SET TASK:
Using the data below, copy each line that includes the word "React".

PROVIDED DATA:
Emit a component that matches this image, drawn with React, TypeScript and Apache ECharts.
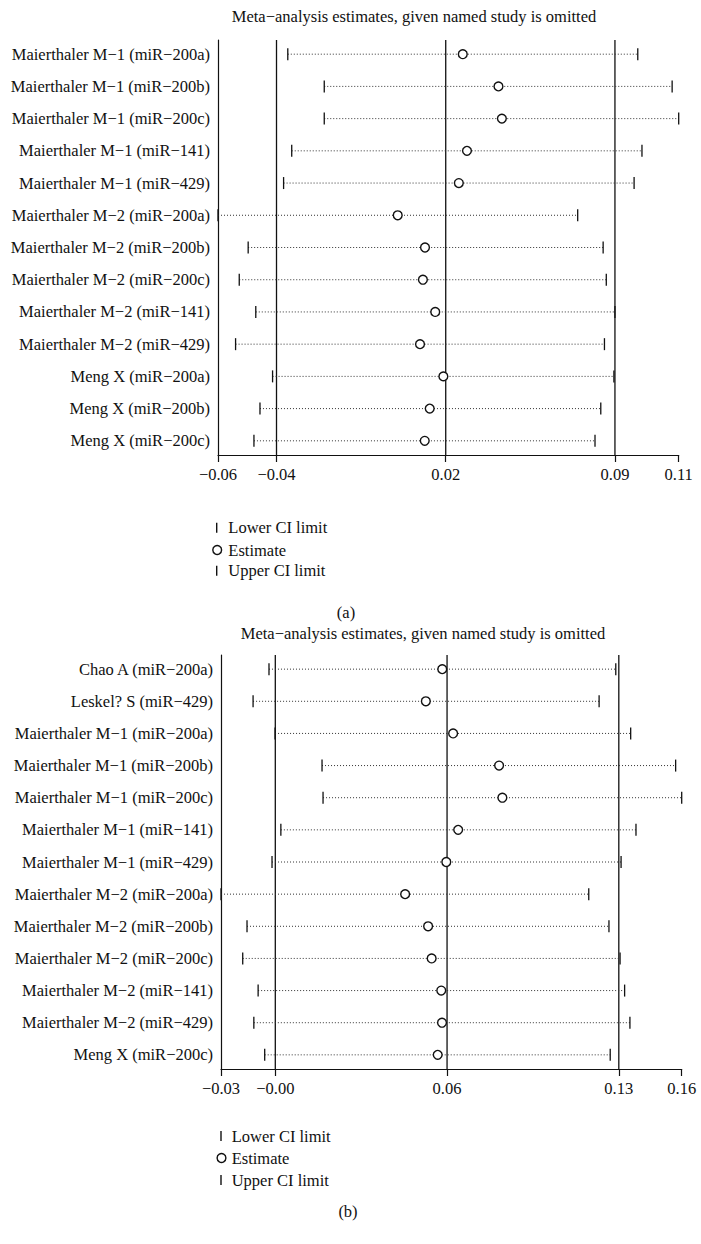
import React, { useEffect, useRef } from "react";
import * as echarts from "echarts";

// ---------- Panel (a) ----------
const studiesA = [
  "Maierthaler M−1 (miR−200a)",
  "Maierthaler M−1 (miR−200b)",
  "Maierthaler M−1 (miR−200c)",
  "Maierthaler M−1 (miR−141)",
  "Maierthaler M−1 (miR−429)",
  "Maierthaler M−2 (miR−200a)",
  "Maierthaler M−2 (miR−200b)",
  "Maierthaler M−2 (miR−200c)",
  "Maierthaler M−2 (miR−141)",
  "Maierthaler M−2 (miR−429)",
  "Meng X (miR−200a)",
  "Meng X (miR−200b)",
  "Meng X (miR−200c)",
];
const lowerA = [-0.0377, -0.0238, -0.0238, -0.0362, -0.0393, -0.0643, -0.0528, -0.0562, -0.0499, -0.0576, -0.0435, -0.0483, -0.0506];
const estimateA = [0.029, 0.0426, 0.0439, 0.0306, 0.0275, 0.0042, 0.0146, 0.0138, 0.0185, 0.0127, 0.0216, 0.0164, 0.0145];
const upperA = [0.0957, 0.1088, 0.1113, 0.0973, 0.0943, 0.0728, 0.0825, 0.0837, 0.087, 0.083, 0.0866, 0.0816, 0.0794];
const tickValuesA = [-0.0643, -0.042, 0.0225, 0.087, 0.1113];
const tickLabelsA = ["−0.06", "−0.04", "0.02", "0.09", "0.11"];
const refLinesA = [-0.042, 0.0225, 0.087];

// ---------- Panel (b) ----------
const studiesB = [
  "Chao A (miR−200a)",
  "Leskel? S (miR−429)",
  "Maierthaler M−1 (miR−200a)",
  "Maierthaler M−1 (miR−200b)",
  "Maierthaler M−1 (miR−200c)",
  "Maierthaler M−1 (miR−141)",
  "Maierthaler M−1 (miR−429)",
  "Maierthaler M−2 (miR−200a)",
  "Maierthaler M−2 (miR−200b)",
  "Maierthaler M−2 (miR−200c)",
  "Maierthaler M−2 (miR−141)",
  "Maierthaler M−2 (miR−429)",
  "Meng X (miR−200c)",
];
const lowerB = [-0.007, -0.0133, -0.0046, 0.014, 0.0144, -0.0023, -0.0058, -0.026, -0.0157, -0.0174, -0.0113, -0.013, -0.0087];
const estimateB = [0.0616, 0.0551, 0.0659, 0.0841, 0.0854, 0.0679, 0.0632, 0.0469, 0.056, 0.0574, 0.0612, 0.0615, 0.0598];
const upperB = [0.1303, 0.1237, 0.1362, 0.154, 0.1564, 0.1383, 0.1324, 0.1196, 0.1276, 0.132, 0.1338, 0.1359, 0.1281];
const tickValuesB = [-0.026, -0.0045, 0.0635, 0.1315, 0.1564];
const tickLabelsB = ["−0.03", "−0.00", "0.06", "0.13", "0.16"];
const refLinesB = [-0.0045, 0.0635, 0.1315];

const titleText = "Meta−analysis estimates, given named study is omitted";
const legendLabels = ["Lower CI limit", "Estimate", "Upper CI limit"];

const FONT = "Liberation Serif";
const FS = 16.5;
const INK = "#111";
const Y_MIN = -0.44;
const Y_MAX = 12.44;

function nearestLabel(v: number, values: number[], labels: string[]) {
  let best = 0;
  let bd = Infinity;
  values.forEach((t, i) => {
    const d = Math.abs(t - v);
    if (d < bd) {
      bd = d;
      best = i;
    }
  });
  return labels[best];
}

const renderInterval = (params: any, api: any) => {
  const y = api.value(3);
  const l = api.coord([api.value(0), y]);
  const e = api.coord([api.value(1), y]);
  const u = api.coord([api.value(2), y]);
  return {
    type: "group",
    children: [
      {
        type: "line",
        shape: { x1: l[0], y1: l[1], x2: u[0], y2: u[1] },
        style: { stroke: "#333", lineWidth: 1, lineDash: [1, 2] },
      },
      {
        type: "line",
        shape: { x1: l[0], y1: l[1] - 6, x2: l[0], y2: l[1] + 6 },
        style: { stroke: INK, lineWidth: 1.3 },
      },
      {
        type: "line",
        shape: { x1: u[0], y1: u[1] - 6, x2: u[0], y2: u[1] + 6 },
        style: { stroke: INK, lineWidth: 1.3 },
      },
      {
        type: "circle",
        shape: { cx: e[0], cy: e[1], r: 4.4 },
        style: { fill: "#fff", stroke: INK, lineWidth: 1.4 },
      },
    ],
  };
};

function makeAxes(
  gridIndex: number,
  studies: string[],
  tickValues: number[],
  tickLabels: string[]
) {
  const idx = studies.map((_, i) => i);
  const xAxis = {
    type: "value",
    gridIndex,
    min: tickValues[0],
    max: tickValues[tickValues.length - 1],
    splitLine: { show: false },
    axisLine: { show: true, onZero: false, lineStyle: { color: INK, width: 1.2 } },
    axisTick: {
      show: true,
      customValues: tickValues,
      length: 7,
      lineStyle: { color: INK, width: 1.2 },
    },
    axisLabel: {
      customValues: tickValues,
      margin: 11,
      color: INK,
      fontFamily: FONT,
      fontSize: FS,
      formatter: (v: number) => nearestLabel(v, tickValues, tickLabels),
    },
  };
  const yAxis = {
    type: "value",
    gridIndex,
    inverse: true,
    min: Y_MIN,
    max: Y_MAX,
    splitLine: { show: false },
    axisLine: { show: true, onZero: false, lineStyle: { color: INK, width: 1.2 } },
    axisTick: { show: false },
    axisLabel: {
      customValues: idx,
      margin: 8,
      color: INK,
      fontFamily: FONT,
      fontSize: FS,
      formatter: (v: number) => studies[Math.round(v)] ?? "",
    },
  };
  return { xAxis, yAxis };
}

function refLineSeries(vals: number[], axisIndex: number) {
  return vals.map((v) => ({
    type: "line",
    xAxisIndex: axisIndex,
    yAxisIndex: axisIndex,
    symbol: "none",
    silent: true,
    z: 1,
    lineStyle: { color: INK, width: 1.3 },
    data: [
      [v, Y_MIN],
      [v, Y_MAX],
    ],
  }));
}

function txt(x: number, y: number, text: string, align: string) {
  return {
    type: "text",
    x,
    y,
    style: {
      text,
      fill: INK,
      fontFamily: FONT,
      fontSize: FS,
      textAlign: align,
      textVerticalAlign: "middle",
    },
  };
}

function legendGraphics(x0: number, ys: number[], textX: number) {
  return [
    { type: "line", shape: { x1: x0, y1: ys[0] - 5, x2: x0, y2: ys[0] + 5 }, style: { stroke: INK, lineWidth: 1.4 } },
    { type: "circle", shape: { cx: x0 + 0.5, cy: ys[1], r: 4.4 }, style: { fill: "#fff", stroke: INK, lineWidth: 1.4 } },
    { type: "line", shape: { x1: x0, y1: ys[2] - 5, x2: x0, y2: ys[2] + 5 }, style: { stroke: INK, lineWidth: 1.4 } },
    ...legendLabels.map((t, i) => txt(textX, ys[i], t, "left")),
  ];
}

export default function App() {
  const ref = useRef<HTMLDivElement>(null);
  useEffect(() => {
    document.body.style.margin = "0";
    if (!ref.current) return;
    const chart = echarts.init(ref.current, undefined, { renderer: "svg" });
    const a = makeAxes(0, studiesA, tickValuesA, tickLabelsA);
    const b = makeAxes(1, studiesB, tickValuesB, tickLabelsB);
    const dataA = lowerA.map((l, i) => [l, estimateA[i], upperA[i], i]);
    const dataB = lowerB.map((l, i) => [l, estimateB[i], upperB[i], i]);
    chart.setOption({
      animation: false,
      backgroundColor: "#fff",
      textStyle: { fontFamily: FONT },
      grid: [
        { left: 218, right: 22.3, top: 40, height: 415 },
        { left: 221, right: 19.3, top: 655, height: 414 },
      ],
      xAxis: [a.xAxis, b.xAxis],
      yAxis: [a.yAxis, b.yAxis],
      series: [
        ...refLineSeries(refLinesA, 0),
        ...refLineSeries(refLinesB, 1),
        {
          type: "custom",
          name: "Panel a",
          xAxisIndex: 0,
          yAxisIndex: 0,
          z: 3,
          renderItem: renderInterval,
          encode: { x: [0, 1, 2], y: 3 },
          data: dataA,
          clip: false,
        },
        {
          type: "custom",
          name: "Panel b",
          xAxisIndex: 1,
          yAxisIndex: 1,
          z: 3,
          renderItem: renderInterval,
          encode: { x: [0, 1, 2], y: 3 },
          data: dataB,
          clip: false,
        },
      ],
      graphic: [
        txt(414, 16, titleText, "center"),
        txt(423, 633, titleText, "center"),
        txt(346, 612, "(a)", "center"),
        txt(348, 1211, "(b)", "center"),
        ...legendGraphics(216.7, [527.7, 550, 570.7], 228.3),
        ...legendGraphics(221, [1136, 1158, 1180], 231.7),
      ],
    });
    return () => chart.dispose();
  }, []);
  return <div ref={ref} style={{ width: 701, height: 1244 }} />;
}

WRITTEN RESPONSE:
Emit a component that matches this image, drawn with React, TypeScript and Apache ECharts.
import React, { useEffect, useRef } from "react";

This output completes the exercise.